The bower of wanton Shrewsbury and love;

Or just as gay, at council, in a ring

Of mimicked statesmen, and their merry king.

This is George Villiers, Duke of Buckingham (1628–1687), Pope’s actual anti-type to the real figure of John Kyrle. Here, again, Pope supplies his own note: ‘This lord, yet more famous for his vices than his misfortunes, after having been possessed of about £50,000 a year, and passed through many of the highest posts in the Kingdom, died in the year 1687, in a remote inn in Yorkshire, reduced to the utmost misery.’

Pope’s picture of the declined and debauched aristocrat is painted with precision and abundance perfectly matched to its structural role as encapsulating all that is the opposite of the Man of Ross. The latter, Pope tells us, performed his charitable actions on an income of ‘five hundred pounds a year’ (line 280). Buckingham’s fortune was a mathematically convenient hundred times greater (the adverb ‘about’ is Pope’s apologetic nod to the lure of approximation). So, the scene depicted is a distillation of anti-pastoral, ironically located against wry invocation of the language of its idealized opposite (‘gay’, ‘bower’).

Pope does not hold back, giving rein to his developed sense of the grotesque. It is not enough that the scene of the Duke’s degradation is the worst inn: it is the worst room you can find there. Think of the worst, then think of something worse. Everything is askew, a riot of imbalance and squalor. The mat, itself a coarse fabric, is precariously only ‘half-hung’. The flock-bed is bad enough, as a crude decline from fashionable feathers to bits of cloth of any sort; ‘repaired with straw’ takes it down a further step. Curtains need tape to keep them together, but then they can’t even be drawn, anyway. As for the walls, other products of the stable make do.

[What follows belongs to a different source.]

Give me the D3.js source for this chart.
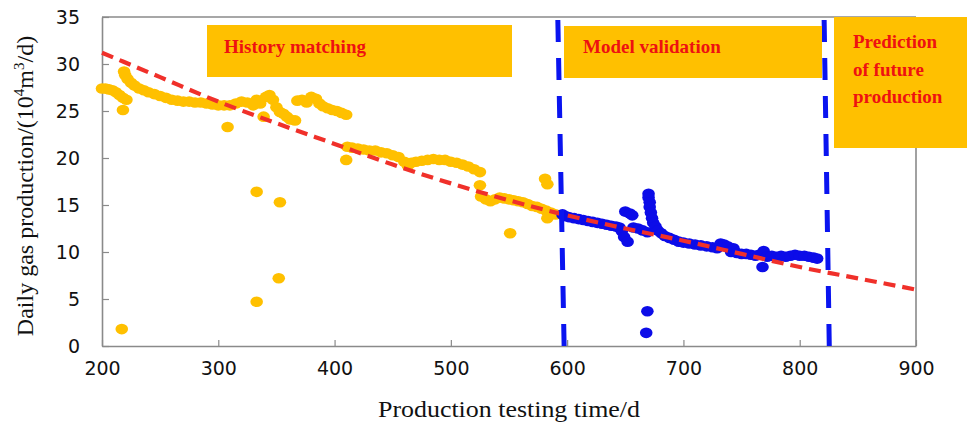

Pope’s couplet about Villiers’s ‘George and garter’ sums it all up. The article of clothing no longer graces an elegant leg to represent the highest order of English knighthood; it ‘dangles’ uncertainly from the wretched bed, displaced and demeaned. Its gold buckle and emblem of ‘Honi soit qui mal y pense’ embroidered in gold (OED ‘garter’, sb., sense 2) are now mockingly matched to the bed’s ‘tawdry yellow’ fighting for pride of place with ‘dirty red’ (best not to enquire further). It is all a far cry from the insouciant, cavalier balance of ‘That life of pleasure, and that soul of whim’ and the ‘merry King’—Charles II—whose notorious behaviour served as model and excuse for his society. ‘The mob of gentlemen who wrote with ease’ is how Pope will sum up the ‘wits of either Charles’s days’ (The First Epistle of the Second Book of Horace Imitated, lines 107–08). Now, he proceeds, there is ‘No wit to flatter’ (line 311) the lonely, exposed, and rejected Duke of Carolean misrule.

The vigour with which Pope depicts his debauched nobleman is compellingly attractive, even as its materials are nauseatingly repellent. This combination is at the heart of those forms of satire that plunge all too deeply into human ugliness. It is paradoxical, but true. And truthfulness is Pope’s aim. But where does this leave a poem whose maxim is ‘Extremes in man concur to general use’? What on earth could be the ‘general use’ served by Buckingham? An answer to this question requires us to step back from the immediate and particular to the context and the whole. This is true of the Epistle taken by itself, where ideal and antitype belong equally to the form of the complete poem. And it is true of the larger project of Pope’s 1730s corpus. The challenge to us is as ambitious as it was to him.